## Available data:
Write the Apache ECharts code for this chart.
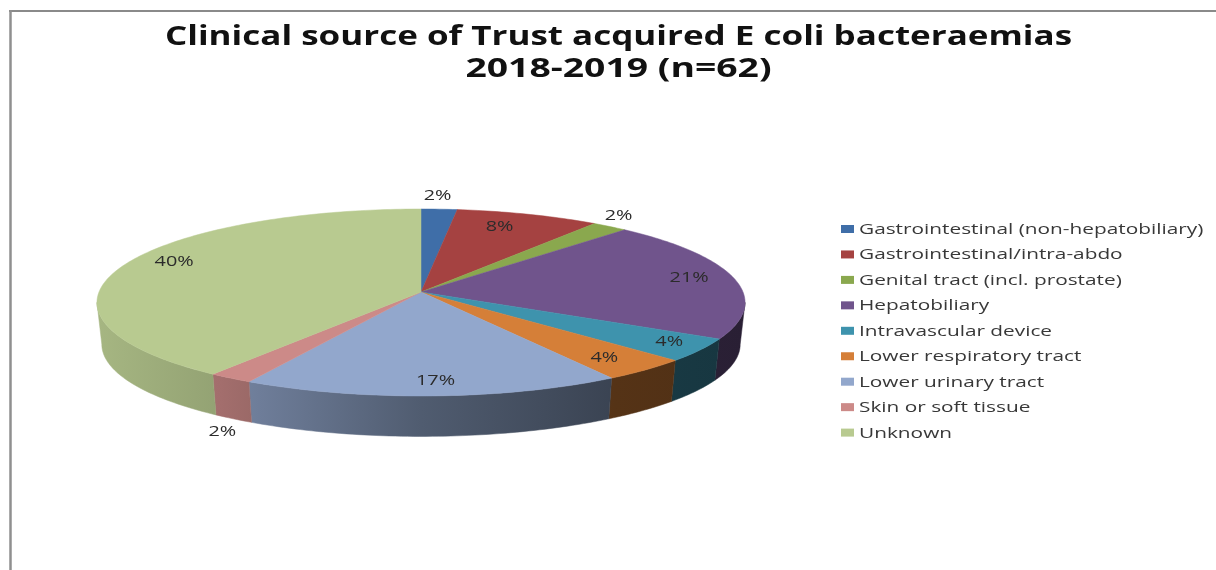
<!DOCTYPE html>
<html>
<head>
<meta charset="utf-8">
<style>html,body{margin:0;padding:0;background:#fff}#chart{width:1216px;height:570px}</style>
<script src="https://cdn.jsdelivr.net/npm/echarts@6/dist/echarts.min.js"></script>
</head>
<body>
<div id="chart"></div>
<script>
// Clinical sources and their share of the bacteraemia cases, in percent.
const titleLines = ['Clinical source of Trust acquired E coli bacteraemias', '2018-2019 (n=62)'];
const categories = [
  'Gastrointestinal (non-hepatobiliary)', 'Gastrointestinal/intra-abdo',
  'Genital tract (incl. prostate)', 'Hepatobiliary', 'Intravascular device',
  'Lower respiratory tract', 'Lower urinary tract', 'Skin or soft tissue', 'Unknown'
];
const shares = [2, 8, 2, 21, 4, 4, 17, 2, 40];
const colors = ['#3f6ea8', '#a54241', '#8aa84e', '#70548c', '#3e93ad', '#d57f38', '#92a7cc', '#cc8a88', '#b8ca90'];

// Label placement: radial position on the disc plus a small pixel nudge.
const labelRadius = [1.15, 0.84, 1.05, 0.83, 0.9, 0.85, 0.85, 1.0, 0.85];
const labelNudge = [[-4, -2], [-13, 1], [0, -8], [8, -2], [-1, -2], [-5, 1], [5, 2], [-8, 54], [6, -6]];

// Tilted disc: a perspective projection of the unit circle, apex at (cx, cy).
const cx = 421, cy = 292, radiusX = 322, radiusY = 92.3, persp = 0.1123;
const depth = 42, baseScale = 0.985;
const frontFrom = 96.4, frontTo = 263.6;  // angular range of the visible rim

const total = shares.reduce((a, b) => a + b, 0);
const cumulative = shares.reduce((acc, v) => { acc.push(acc[acc.length - 1] + v); return acc; }, [0]);
const toDeg = p => p / total * 360;

function project(deg, r) {
  const t = deg * Math.PI / 180, u = r * Math.sin(t), v = r * Math.cos(t), w = 1 + persp * v;
  return [cx + radiusX * u / w, cy - radiusY * v / w];
}
function lowerRim(p) {
  return [cx + (p[0] - cx) * baseScale, cy + depth + (p[1] - cy) * baseScale];
}
function arc(a0, a1, r) {
  const pts = [], n = Math.max(2, Math.ceil(a1 - a0));
  for (let i = 0; i <= n; i++) pts.push(project(a0 + (a1 - a0) * i / n, r));
  return pts;
}

// Rim shading darkens from left to right across the whole disc.
const shadeStops = [[0, 0.9], [0.19, 0.8], [0.25, 0.75], [0.5, 0.55], [0.8, 0.4], [1, 0.37]];
function shadedRim(hex) {
  const c = echarts.color.parse(hex);
  return new echarts.graphic.LinearGradient(cx - 324, 0, cx + 324, 0, shadeStops.map(s => ({
    offset: s[0],
    color: 'rgb(' + Math.round(c[0] * s[1]) + ',' + Math.round(c[1] * s[1]) + ',' + Math.round(c[2] * s[1]) + ')'
  })), true);
}

function renderRim(params) {
  const i = params.dataIndex;
  const a0 = Math.max(toDeg(cumulative[i]), frontFrom), a1 = Math.min(toDeg(cumulative[i + 1]), frontTo);
  if (a1 <= a0) return null;
  const top = arc(a0, a1, 1);
  const fill = shadedRim(colors[i]);
  return {
    type: 'polygon',
    shape: { points: top.concat(top.map(lowerRim).reverse()) },
    style: { fill: fill, stroke: fill, lineWidth: 0.5 }
  };
}

function renderFace(params) {
  const i = params.dataIndex;
  return {
    type: 'polygon',
    shape: { points: [[cx, cy]].concat(arc(toDeg(cumulative[i]), toDeg(cumulative[i + 1]), 1)) },
    style: { fill: colors[i], stroke: colors[i], lineWidth: 0.5 }
  };
}

function renderLabel(params, api) {
  const i = params.dataIndex;
  const p = project((toDeg(cumulative[i]) + toDeg(cumulative[i + 1])) / 2, labelRadius[i]);
  return {
    type: 'text',
    x: p[0] + labelNudge[i][0],
    y: p[1] + labelNudge[i][1],
    scaleX: 1.42,
    style: {
      text: api.value(0) + '%',
      font: '14px "Open Sans"',
      fill: '#2b2b2b',
      align: 'center',
      verticalAlign: 'middle'
    }
  };
}

// Key on the right: one swatch and one widened text per source.
const legendX = 841, legendY = 229, legendStep = 25.45;
const legendElements = [];
categories.forEach((name, i) => {
  const y = legendY + legendStep * i;
  legendElements.push({
    type: 'rect', silent: true, z: 5,
    shape: { x: legendX, y: y - 4, width: 13, height: 8 },
    style: { fill: colors[i] }
  });
  legendElements.push({
    type: 'text', silent: true, z: 5,
    x: legendX + 18, y: y + 1, scaleX: 1.486,
    style: { text: name, font: '14px "Open Sans"', fill: '#383838', align: 'left', verticalAlign: 'middle' }
  });
});

// Two-line heading, each line widened to its own span.
const titleElements = titleLines.map((line, i) => ({
  type: 'text', silent: true, x: 618.5, y: 37.5 + 32 * i, scaleX: i === 0 ? 1.346 : 1.435,
  style: { text: line, font: 'bold 26px "Open Sans"', fill: '#111', align: 'center', verticalAlign: 'middle' }
}));

const chart = echarts.init(document.getElementById('chart'), null, { renderer: 'canvas' });
chart.setOption({
  animation: false,
  backgroundColor: '#fff',
  graphic: [
    { type: 'line', silent: true, shape: { x1: 9, y1: 11, x2: 1216, y2: 11 }, style: { stroke: '#8a8a8a', lineWidth: 2 } },
    { type: 'line', silent: true, shape: { x1: 10.5, y1: 10, x2: 10.5, y2: 570 }, style: { stroke: '#8f8f8f', lineWidth: 2.5 } }
  ].concat(titleElements, legendElements),
  series: [
    { type: 'custom', name: 'rim', coordinateSystem: 'none', z: 1, silent: true, data: shares.map(v => [v]), renderItem: renderRim },
    { type: 'custom', name: 'share of cases', coordinateSystem: 'none', z: 2, silent: true, data: shares.map(v => [v]), renderItem: renderFace },
    { type: 'custom', name: 'labels', coordinateSystem: 'none', z: 3, silent: true, data: shares.map(v => [v]), renderItem: renderLabel }
  ]
});
</script>
</body>
</html>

## Prompt:
Copy all the lines of data exactly as they appear, dropping any images.

## Answer:
Write the Apache ECharts code for this chart.
<!DOCTYPE html>
<html>
<head>
<meta charset="utf-8">
<style>html,body{margin:0;padding:0;background:#fff}#chart{width:1216px;height:570px}</style>
<script src="https://cdn.jsdelivr.net/npm/echarts@6/dist/echarts.min.js"></script>
</head>
<body>
<div id="chart"></div>
<script>
// Clinical sources and their share of the bacteraemia cases, in percent.
const titleLines = ['Clinical source of Trust acquired E coli bacteraemias', '2018-2019 (n=62)'];
const categories = [
  'Gastrointestinal (non-hepatobiliary)', 'Gastrointestinal/intra-abdo',
  'Genital tract (incl. prostate)', 'Hepatobiliary', 'Intravascular device',
  'Lower respiratory tract', 'Lower urinary tract', 'Skin or soft tissue', 'Unknown'
];
const shares = [2, 8, 2, 21, 4, 4, 17, 2, 40];
const colors = ['#3f6ea8', '#a54241', '#8aa84e', '#70548c', '#3e93ad', '#d57f38', '#92a7cc', '#cc8a88', '#b8ca90'];

// Label placement: radial position on the disc plus a small pixel nudge.
const labelRadius = [1.15, 0.84, 1.05, 0.83, 0.9, 0.85, 0.85, 1.0, 0.85];
const labelNudge = [[-4, -2], [-13, 1], [0, -8], [8, -2], [-1, -2], [-5, 1], [5, 2], [-8, 54], [6, -6]];

// Tilted disc: a perspective projection of the unit circle, apex at (cx, cy).
const cx = 421, cy = 292, radiusX = 322, radiusY = 92.3, persp = 0.1123;
const depth = 42, baseScale = 0.985;
const frontFrom = 96.4, frontTo = 263.6;  // angular range of the visible rim

const total = shares.reduce((a, b) => a + b, 0);
const cumulative = shares.reduce((acc, v) => { acc.push(acc[acc.length - 1] + v); return acc; }, [0]);
const toDeg = p => p / total * 360;

function project(deg, r) {
  const t = deg * Math.PI / 180, u = r * Math.sin(t), v = r * Math.cos(t), w = 1 + persp * v;
  return [cx + radiusX * u / w, cy - radiusY * v / w];
}
function lowerRim(p) {
  return [cx + (p[0] - cx) * baseScale, cy + depth + (p[1] - cy) * baseScale];
}
function arc(a0, a1, r) {
  const pts = [], n = Math.max(2, Math.ceil(a1 - a0));
  for (let i = 0; i <= n; i++) pts.push(project(a0 + (a1 - a0) * i / n, r));
  return pts;
}

// Rim shading darkens from left to right across the whole disc.
const shadeStops = [[0, 0.9], [0.19, 0.8], [0.25, 0.75], [0.5, 0.55], [0.8, 0.4], [1, 0.37]];
function shadedRim(hex) {
  const c = echarts.color.parse(hex);
  return new echarts.graphic.LinearGradient(cx - 324, 0, cx + 324, 0, shadeStops.map(s => ({
    offset: s[0],
    color: 'rgb(' + Math.round(c[0] * s[1]) + ',' + Math.round(c[1] * s[1]) + ',' + Math.round(c[2] * s[1]) + ')'
  })), true);
}

function renderRim(params) {
  const i = params.dataIndex;
  const a0 = Math.max(toDeg(cumulative[i]), frontFrom), a1 = Math.min(toDeg(cumulative[i + 1]), frontTo);
  if (a1 <= a0) return null;
  const top = arc(a0, a1, 1);
  const fill = shadedRim(colors[i]);
  return {
    type: 'polygon',
    shape: { points: top.concat(top.map(lowerRim).reverse()) },
    style: { fill: fill, stroke: fill, lineWidth: 0.5 }
  };
}

function renderFace(params) {
  const i = params.dataIndex;
  return {
    type: 'polygon',
    shape: { points: [[cx, cy]].concat(arc(toDeg(cumulative[i]), toDeg(cumulative[i + 1]), 1)) },
    style: { fill: colors[i], stroke: colors[i], lineWidth: 0.5 }
  };
}

function renderLabel(params, api) {
  const i = params.dataIndex;
  const p = project((toDeg(cumulative[i]) + toDeg(cumulative[i + 1])) / 2, labelRadius[i]);
  return {
    type: 'text',
    x: p[0] + labelNudge[i][0],
    y: p[1] + labelNudge[i][1],
    scaleX: 1.42,
    style: {
      text: api.value(0) + '%',
      font: '14px "Open Sans"',
      fill: '#2b2b2b',
      align: 'center',
      verticalAlign: 'middle'
    }
  };
}

// Key on the right: one swatch and one widened text per source.
const legendX = 841, legendY = 229, legendStep = 25.45;
const legendElements = [];
categories.forEach((name, i) => {
  const y = legendY + legendStep * i;
  legendElements.push({
    type: 'rect', silent: true, z: 5,
    shape: { x: legendX, y: y - 4, width: 13, height: 8 },
    style: { fill: colors[i] }
  });
  legendElements.push({
    type: 'text', silent: true, z: 5,
    x: legendX + 18, y: y + 1, scaleX: 1.486,
    style: { text: name, font: '14px "Open Sans"', fill: '#383838', align: 'left', verticalAlign: 'middle' }
  });
});

// Two-line heading, each line widened to its own span.
const titleElements = titleLines.map((line, i) => ({
  type: 'text', silent: true, x: 618.5, y: 37.5 + 32 * i, scaleX: i === 0 ? 1.346 : 1.435,
  style: { text: line, font: 'bold 26px "Open Sans"', fill: '#111', align: 'center', verticalAlign: 'middle' }
}));

const chart = echarts.init(document.getElementById('chart'), null, { renderer: 'canvas' });
chart.setOption({
  animation: false,
  backgroundColor: '#fff',
  graphic: [
    { type: 'line', silent: true, shape: { x1: 9, y1: 11, x2: 1216, y2: 11 }, style: { stroke: '#8a8a8a', lineWidth: 2 } },
    { type: 'line', silent: true, shape: { x1: 10.5, y1: 10, x2: 10.5, y2: 570 }, style: { stroke: '#8f8f8f', lineWidth: 2.5 } }
  ].concat(titleElements, legendElements),
  series: [
    { type: 'custom', name: 'rim', coordinateSystem: 'none', z: 1, silent: true, data: shares.map(v => [v]), renderItem: renderRim },
    { type: 'custom', name: 'share of cases', coordinateSystem: 'none', z: 2, silent: true, data: shares.map(v => [v]), renderItem: renderFace },
    { type: 'custom', name: 'labels', coordinateSystem: 'none', z: 3, silent: true, data: shares.map(v => [v]), renderItem: renderLabel }
  ]
});
</script>
</body>
</html>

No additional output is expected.